--- SUPPLIED MATERIAL ---

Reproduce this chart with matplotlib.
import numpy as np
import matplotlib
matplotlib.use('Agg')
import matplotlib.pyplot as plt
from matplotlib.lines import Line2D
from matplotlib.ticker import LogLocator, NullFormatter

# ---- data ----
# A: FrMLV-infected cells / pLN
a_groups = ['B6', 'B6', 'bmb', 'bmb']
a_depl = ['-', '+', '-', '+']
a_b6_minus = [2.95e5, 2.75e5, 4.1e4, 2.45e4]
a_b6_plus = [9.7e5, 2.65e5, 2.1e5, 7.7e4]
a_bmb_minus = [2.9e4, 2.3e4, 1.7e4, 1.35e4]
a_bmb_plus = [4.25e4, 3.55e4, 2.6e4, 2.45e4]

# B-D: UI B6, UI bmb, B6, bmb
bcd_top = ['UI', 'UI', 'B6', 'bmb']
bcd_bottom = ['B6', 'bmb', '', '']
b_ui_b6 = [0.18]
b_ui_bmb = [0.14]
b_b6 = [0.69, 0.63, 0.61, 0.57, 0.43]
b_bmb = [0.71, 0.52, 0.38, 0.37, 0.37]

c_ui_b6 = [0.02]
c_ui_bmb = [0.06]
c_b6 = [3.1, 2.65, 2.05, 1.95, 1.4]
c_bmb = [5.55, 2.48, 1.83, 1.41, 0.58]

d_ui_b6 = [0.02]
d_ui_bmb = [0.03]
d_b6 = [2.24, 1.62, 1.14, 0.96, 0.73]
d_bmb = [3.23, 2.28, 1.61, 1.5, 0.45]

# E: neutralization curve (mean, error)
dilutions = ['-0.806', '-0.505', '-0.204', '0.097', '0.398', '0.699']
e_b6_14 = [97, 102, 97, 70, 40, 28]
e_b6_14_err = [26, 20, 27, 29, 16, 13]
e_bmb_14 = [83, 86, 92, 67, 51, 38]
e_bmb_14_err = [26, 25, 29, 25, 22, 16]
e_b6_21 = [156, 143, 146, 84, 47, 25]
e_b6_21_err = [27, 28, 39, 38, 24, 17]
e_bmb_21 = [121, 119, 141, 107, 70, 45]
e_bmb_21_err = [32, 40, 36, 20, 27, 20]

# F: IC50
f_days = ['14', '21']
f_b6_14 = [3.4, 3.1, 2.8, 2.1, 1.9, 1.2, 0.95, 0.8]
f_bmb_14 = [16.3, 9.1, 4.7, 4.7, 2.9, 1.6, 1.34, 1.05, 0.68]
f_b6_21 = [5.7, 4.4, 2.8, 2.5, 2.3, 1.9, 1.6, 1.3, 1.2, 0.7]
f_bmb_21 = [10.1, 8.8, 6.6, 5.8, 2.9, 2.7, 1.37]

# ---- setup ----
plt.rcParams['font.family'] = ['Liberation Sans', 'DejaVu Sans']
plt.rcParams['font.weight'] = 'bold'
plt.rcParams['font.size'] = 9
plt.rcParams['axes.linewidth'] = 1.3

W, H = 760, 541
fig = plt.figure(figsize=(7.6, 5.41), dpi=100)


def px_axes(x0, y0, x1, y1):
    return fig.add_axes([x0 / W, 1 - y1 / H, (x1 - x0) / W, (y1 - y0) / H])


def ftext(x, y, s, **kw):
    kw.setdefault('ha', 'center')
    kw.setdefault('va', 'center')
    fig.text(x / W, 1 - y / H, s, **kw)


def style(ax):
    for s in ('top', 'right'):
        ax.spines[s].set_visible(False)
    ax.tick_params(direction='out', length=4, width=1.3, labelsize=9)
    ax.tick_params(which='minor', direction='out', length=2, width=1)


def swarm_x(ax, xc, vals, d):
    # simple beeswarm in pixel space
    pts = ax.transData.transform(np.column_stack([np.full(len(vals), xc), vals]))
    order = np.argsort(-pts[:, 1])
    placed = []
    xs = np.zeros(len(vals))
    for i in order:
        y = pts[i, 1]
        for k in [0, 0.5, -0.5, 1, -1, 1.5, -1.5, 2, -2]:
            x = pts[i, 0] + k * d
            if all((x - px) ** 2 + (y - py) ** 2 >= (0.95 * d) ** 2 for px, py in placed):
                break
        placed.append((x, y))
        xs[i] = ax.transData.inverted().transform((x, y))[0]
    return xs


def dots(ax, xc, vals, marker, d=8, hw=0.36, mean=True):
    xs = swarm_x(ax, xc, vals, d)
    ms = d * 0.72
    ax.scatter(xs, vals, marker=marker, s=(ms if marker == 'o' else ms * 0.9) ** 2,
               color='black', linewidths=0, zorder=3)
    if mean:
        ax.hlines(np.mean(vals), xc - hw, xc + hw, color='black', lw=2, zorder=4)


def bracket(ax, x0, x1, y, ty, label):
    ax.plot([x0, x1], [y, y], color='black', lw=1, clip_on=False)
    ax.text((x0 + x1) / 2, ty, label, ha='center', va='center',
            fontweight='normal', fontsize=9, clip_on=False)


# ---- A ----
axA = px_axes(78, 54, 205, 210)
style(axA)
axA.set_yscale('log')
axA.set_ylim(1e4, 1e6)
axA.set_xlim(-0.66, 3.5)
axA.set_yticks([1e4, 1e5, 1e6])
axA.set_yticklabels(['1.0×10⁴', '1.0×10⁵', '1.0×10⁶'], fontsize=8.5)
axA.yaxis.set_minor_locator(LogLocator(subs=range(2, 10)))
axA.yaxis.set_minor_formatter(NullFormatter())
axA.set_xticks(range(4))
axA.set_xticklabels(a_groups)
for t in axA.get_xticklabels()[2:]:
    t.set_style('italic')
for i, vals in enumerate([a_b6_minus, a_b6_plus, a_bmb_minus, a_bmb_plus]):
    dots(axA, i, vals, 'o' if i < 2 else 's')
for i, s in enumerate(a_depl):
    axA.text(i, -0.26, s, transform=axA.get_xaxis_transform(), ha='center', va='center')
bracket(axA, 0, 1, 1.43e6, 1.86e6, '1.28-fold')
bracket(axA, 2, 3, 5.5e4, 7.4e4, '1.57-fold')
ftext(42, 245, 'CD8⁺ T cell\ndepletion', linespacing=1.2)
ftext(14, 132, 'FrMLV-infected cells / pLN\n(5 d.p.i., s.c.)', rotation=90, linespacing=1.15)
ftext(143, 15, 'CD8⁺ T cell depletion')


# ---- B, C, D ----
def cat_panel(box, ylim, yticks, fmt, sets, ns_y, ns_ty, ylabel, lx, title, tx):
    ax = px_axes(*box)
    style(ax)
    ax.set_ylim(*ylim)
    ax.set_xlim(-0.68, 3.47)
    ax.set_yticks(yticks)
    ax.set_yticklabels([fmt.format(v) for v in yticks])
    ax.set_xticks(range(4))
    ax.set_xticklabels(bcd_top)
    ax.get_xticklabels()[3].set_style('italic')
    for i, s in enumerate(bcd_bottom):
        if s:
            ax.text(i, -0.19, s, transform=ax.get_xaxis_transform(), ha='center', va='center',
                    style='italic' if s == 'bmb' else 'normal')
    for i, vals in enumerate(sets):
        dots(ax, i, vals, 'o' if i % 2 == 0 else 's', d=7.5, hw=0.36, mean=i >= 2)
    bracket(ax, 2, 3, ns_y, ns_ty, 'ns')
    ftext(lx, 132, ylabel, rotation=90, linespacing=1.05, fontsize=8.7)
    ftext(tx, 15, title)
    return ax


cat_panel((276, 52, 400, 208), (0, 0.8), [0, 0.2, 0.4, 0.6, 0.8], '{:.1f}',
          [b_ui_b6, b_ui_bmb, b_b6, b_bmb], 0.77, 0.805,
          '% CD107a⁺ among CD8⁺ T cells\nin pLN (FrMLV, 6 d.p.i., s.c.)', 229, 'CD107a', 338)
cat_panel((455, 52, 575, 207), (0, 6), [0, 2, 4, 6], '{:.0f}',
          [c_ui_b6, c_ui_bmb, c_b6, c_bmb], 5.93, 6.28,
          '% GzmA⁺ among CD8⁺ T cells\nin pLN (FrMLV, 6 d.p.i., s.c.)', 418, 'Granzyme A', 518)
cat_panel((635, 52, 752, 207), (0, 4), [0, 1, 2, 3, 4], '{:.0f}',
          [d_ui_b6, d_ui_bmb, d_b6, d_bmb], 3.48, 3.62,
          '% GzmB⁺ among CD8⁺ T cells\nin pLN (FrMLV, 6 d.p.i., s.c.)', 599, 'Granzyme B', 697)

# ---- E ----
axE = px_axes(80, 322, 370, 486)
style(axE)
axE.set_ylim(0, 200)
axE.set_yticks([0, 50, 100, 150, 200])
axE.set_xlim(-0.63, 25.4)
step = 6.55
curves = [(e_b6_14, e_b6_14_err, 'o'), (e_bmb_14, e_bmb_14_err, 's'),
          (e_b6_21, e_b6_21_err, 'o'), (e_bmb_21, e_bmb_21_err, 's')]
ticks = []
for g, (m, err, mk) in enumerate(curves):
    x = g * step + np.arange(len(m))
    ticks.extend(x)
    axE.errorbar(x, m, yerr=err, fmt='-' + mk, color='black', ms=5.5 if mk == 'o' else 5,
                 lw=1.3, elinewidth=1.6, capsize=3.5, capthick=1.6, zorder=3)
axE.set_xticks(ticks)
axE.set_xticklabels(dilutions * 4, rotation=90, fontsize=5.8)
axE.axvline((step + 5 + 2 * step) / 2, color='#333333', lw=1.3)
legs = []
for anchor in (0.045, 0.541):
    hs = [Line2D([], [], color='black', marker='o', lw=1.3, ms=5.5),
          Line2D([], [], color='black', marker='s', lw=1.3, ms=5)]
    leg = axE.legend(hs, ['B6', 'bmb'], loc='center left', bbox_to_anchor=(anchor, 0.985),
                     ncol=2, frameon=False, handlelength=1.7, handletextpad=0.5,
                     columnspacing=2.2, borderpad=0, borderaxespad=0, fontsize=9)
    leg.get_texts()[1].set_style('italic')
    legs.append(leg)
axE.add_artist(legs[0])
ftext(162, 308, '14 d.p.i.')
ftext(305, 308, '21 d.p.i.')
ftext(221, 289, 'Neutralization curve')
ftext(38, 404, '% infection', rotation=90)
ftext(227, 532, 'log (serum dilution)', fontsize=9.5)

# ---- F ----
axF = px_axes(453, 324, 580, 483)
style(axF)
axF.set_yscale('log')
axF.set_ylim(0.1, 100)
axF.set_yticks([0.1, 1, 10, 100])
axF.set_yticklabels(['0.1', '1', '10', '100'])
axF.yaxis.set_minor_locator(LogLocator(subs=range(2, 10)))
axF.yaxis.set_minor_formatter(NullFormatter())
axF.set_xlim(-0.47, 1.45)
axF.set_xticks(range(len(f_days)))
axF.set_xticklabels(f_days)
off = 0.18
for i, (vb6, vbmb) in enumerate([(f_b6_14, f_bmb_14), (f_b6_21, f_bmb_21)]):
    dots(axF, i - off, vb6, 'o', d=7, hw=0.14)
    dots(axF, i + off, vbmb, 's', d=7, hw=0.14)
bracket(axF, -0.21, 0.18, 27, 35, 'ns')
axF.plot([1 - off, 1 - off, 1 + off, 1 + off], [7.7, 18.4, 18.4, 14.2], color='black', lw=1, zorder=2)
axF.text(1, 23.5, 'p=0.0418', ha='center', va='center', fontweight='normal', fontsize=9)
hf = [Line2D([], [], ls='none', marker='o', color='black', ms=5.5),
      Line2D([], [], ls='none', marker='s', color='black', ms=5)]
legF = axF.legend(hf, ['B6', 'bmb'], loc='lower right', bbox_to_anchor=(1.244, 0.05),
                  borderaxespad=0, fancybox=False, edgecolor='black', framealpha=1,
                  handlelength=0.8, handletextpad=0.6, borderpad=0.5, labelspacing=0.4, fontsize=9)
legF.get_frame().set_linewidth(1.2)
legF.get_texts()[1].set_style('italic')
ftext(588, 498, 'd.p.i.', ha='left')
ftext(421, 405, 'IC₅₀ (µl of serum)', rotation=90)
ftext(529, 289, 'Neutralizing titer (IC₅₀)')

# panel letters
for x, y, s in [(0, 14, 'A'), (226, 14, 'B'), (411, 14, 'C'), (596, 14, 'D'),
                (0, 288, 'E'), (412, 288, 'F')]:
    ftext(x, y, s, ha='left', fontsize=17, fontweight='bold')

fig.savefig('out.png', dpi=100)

---

PROBLEM REQUIREMENTS >> Quote exactly the stretch of lines above that starts at the first one and ends at the line with "a_bmb_plus = [4.25e4, 3.55e4, 2.6e4, 2.45e4]", and nothing beyond it.

TASK SOLUTION >>
Reproduce this chart with matplotlib.
import numpy as np
import matplotlib
matplotlib.use('Agg')
import matplotlib.pyplot as plt
from matplotlib.lines import Line2D
from matplotlib.ticker import LogLocator, NullFormatter

# ---- data ----
# A: FrMLV-infected cells / pLN
a_groups = ['B6', 'B6', 'bmb', 'bmb']
a_depl = ['-', '+', '-', '+']
a_b6_minus = [2.95e5, 2.75e5, 4.1e4, 2.45e4]
a_b6_plus = [9.7e5, 2.65e5, 2.1e5, 7.7e4]
a_bmb_minus = [2.9e4, 2.3e4, 1.7e4, 1.35e4]
a_bmb_plus = [4.25e4, 3.55e4, 2.6e4, 2.45e4]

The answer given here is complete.